GIULIO I Marlene Kuntz non sono tanto nei miei ascolti, anzi quasi per niente però li ho visti nel 2017 in apertura a Thruston Moore all’AMA Music Festival e sono forti. Però la mia ispirazione in “Crisma” sono stati un po’ i New Order, i Joy Division, quel basso pulsante che torna da “Crisma” fino alla fine dell’album. 
- La vostra scrittura sembra quasi essere per immagini, fotogrammi che sembrano apparentemente slegati tra loro e, avete citato gli Afterhours, bene in questo ricordano i primi Afterhours. 
- MARTA Quando abbiamo scritto i brani c’è stato questo momento in cui li abbiamo adattati all’italiano perché erano in inglese, però anche in inglese in realtà erano fatti per immagini. Ci piace molto usare le metafore, specialmente a me e Andrea, anche comunicando tra di noi. Ricordo che all’inizio addirittura ci parlavamo tipo come se fossimo quasi dei profeti, dei filosofi, perché piacendo ad entrambi leggere e piacendoci molto il cinema il fatto di usare tante metafore, tante similitudini lo usiamo anche nel quotidiano. Per cui per noi scrivere i testi in questa modalità non è tanto una ricercatezza quanto come noi comunichiamo.
- Un’ultima curiosità, preparando questa intervista ho saputo che siete in parti diverse del mondo. Dove esattamente?
- GIULIO Io sono in Portogallo. 
- ANDREA Io e Marta siamo entrambi in Veneto, però non siamo vicini. Io mi trovo a Padova e Marta, penso, a San Donà di Piave.
MARTA Sì sono a San Donà di Piave. Comunque ho vissuto a Venezia per due anni quindi eravamo in posti molto difficili per raggiungerci. 
ANDREA Il bello di quest’album è che alcune canzoni sono state scritte mentre eravamo molto vicini, proprio nella stessa zona e poi altre canzoni sono state scritte a distanza di tempo e anche di luogo e questo nell’album si sente. E’ bello poter dire che siamo diventati grandi scrivendo l’album. 
Avete in programma di fare un tour con quest’album?

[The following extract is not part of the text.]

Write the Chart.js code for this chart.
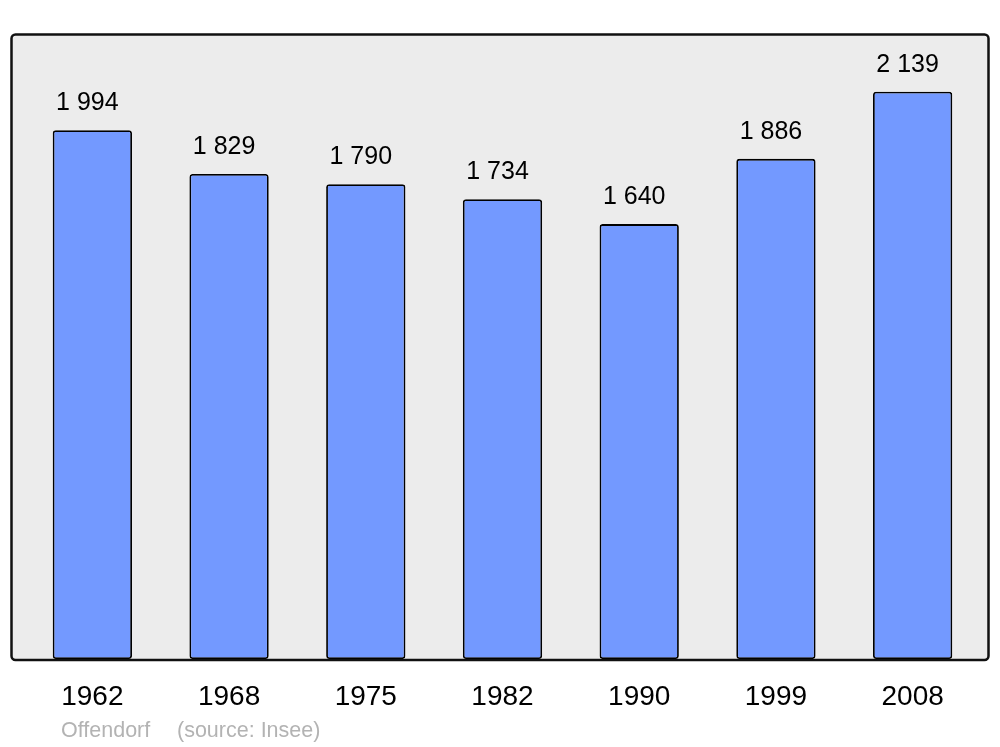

- GIULIO Al momento fino a settembre sono 19 date, ne abbiamo già fatte un bel po’. Poi ne verranno altre con l’autunno e l’inverno. Ci stiamo dando da fare io con gli aerei, Marta e Andrea con la macchina. Per fortuna c’è stata molta attenzione nei nostri confronti e c’è stata tanta richiesta e io ringrazio tutte le persone che ci hanno contattato per suonare e anche per le interviste. E’ molto bello sapere di essere arrivati con la nostra musica al cuore e alla mente di molte persone ed è una bella soddisfazione. 
Ciò che fa di “Orrido” un album vincente è la riuscita commistione di generi musicali che gli conferisce uno stile tutto suo. E questa riconoscibilità è il primo passo per arrivare ad avere una solida fanbase nonchè ad un’ottima reputazione nell’ambito del mondo indie.